How can that be possible?  Well, it is possible because the branch of the corporation has to reign in on costs and employees are overhead and a major cost that shareholders don't like and corporations have a challenge controlling spending, so they fix the area that seems to be the easiest, in their people resources.  They bank on the fact that employees of any age are hesitant to rock the boat and put their jobs at risk and remain quiet.

The cycle has begun.  We're not listening to anyone who can help the ones that need help.  We're letting the ones who shouldn't be allowed to be in a position of power get away with some of the mass dysfunction.

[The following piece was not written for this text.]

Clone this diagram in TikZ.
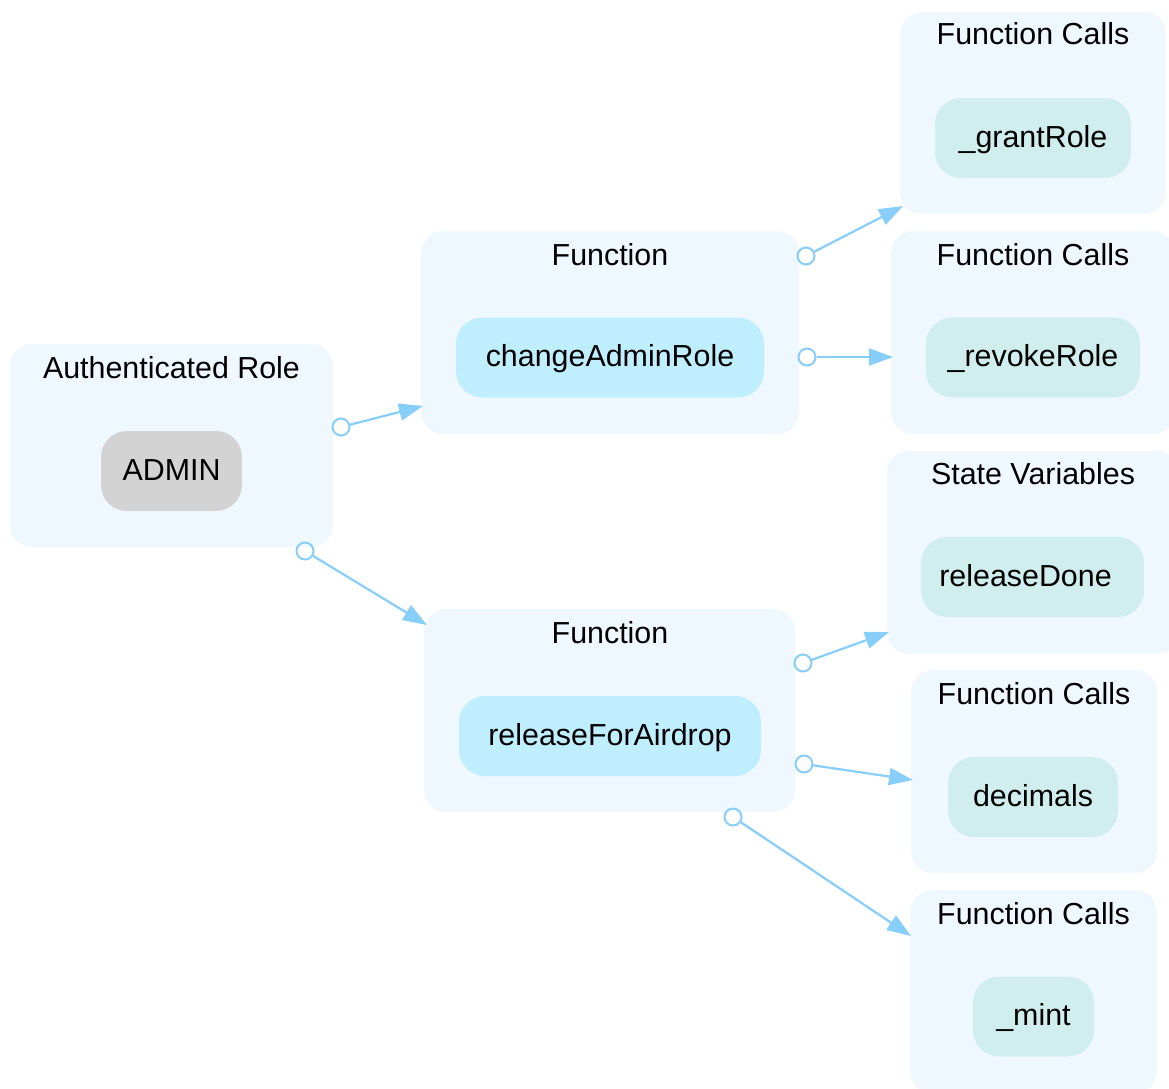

"All diseases run into one, old age."
~Ralph Waldo Emerson

How about even to this day the Rolling Stones are considered super stars, setting concert ticket sales benchmarks.  Why is that when they haven't released a brand new single in how many years?  It is a little strange if you ask me.  It isn't what post Baby Boomer were raised to believe in and doesn't coincide with economics lessons of the best universities.   Yet, it happens.



Shame on us for ignoring anything that doesn't directly impact us ... because it does impact us.  Maybe not today, or next year, but it will when there is no retirement or pension funds that were promised ... yes, from putting in many honest days' work, staying with a company until retirement, or making contributions... because the ones managing those funds are padding their own pockets and living the life we are naively thinking will be waiting for us at 65.  What about stock option plans that are encouraged?  Who really benefits from that?  Not the average worker realistically.

How about how we craftily recruit people in a way to reveal their age.  There are multitude of online application forms  with red stars that must be completed by prospective candidates in order to be processed that force a month and/or year.  Why? So, they can purposely, although never admittedly, avoid being hired because they're over 50.  Why? So someone in their 20s or 30s can be hired and paid less, within a corporate culture that has deteriorated severely from reward to fear.  

It's all our each and individual faults.  We allow it to happen. Once in a while a sexy newsworthy piece unfolds, gets it a whole bunch of attention and a company or government hangs its head in a moment of shame ... soon followed by the offender blasting out a response by a PR machine, to silence the outcry by its big mechanism ... just so that it can go back to finding ways to be more profitable, on the backs of the individuals who no longer have a voice, a culture, or expectation that they matter.

"True terror is to wake up one morning and discover your high school class is running the country."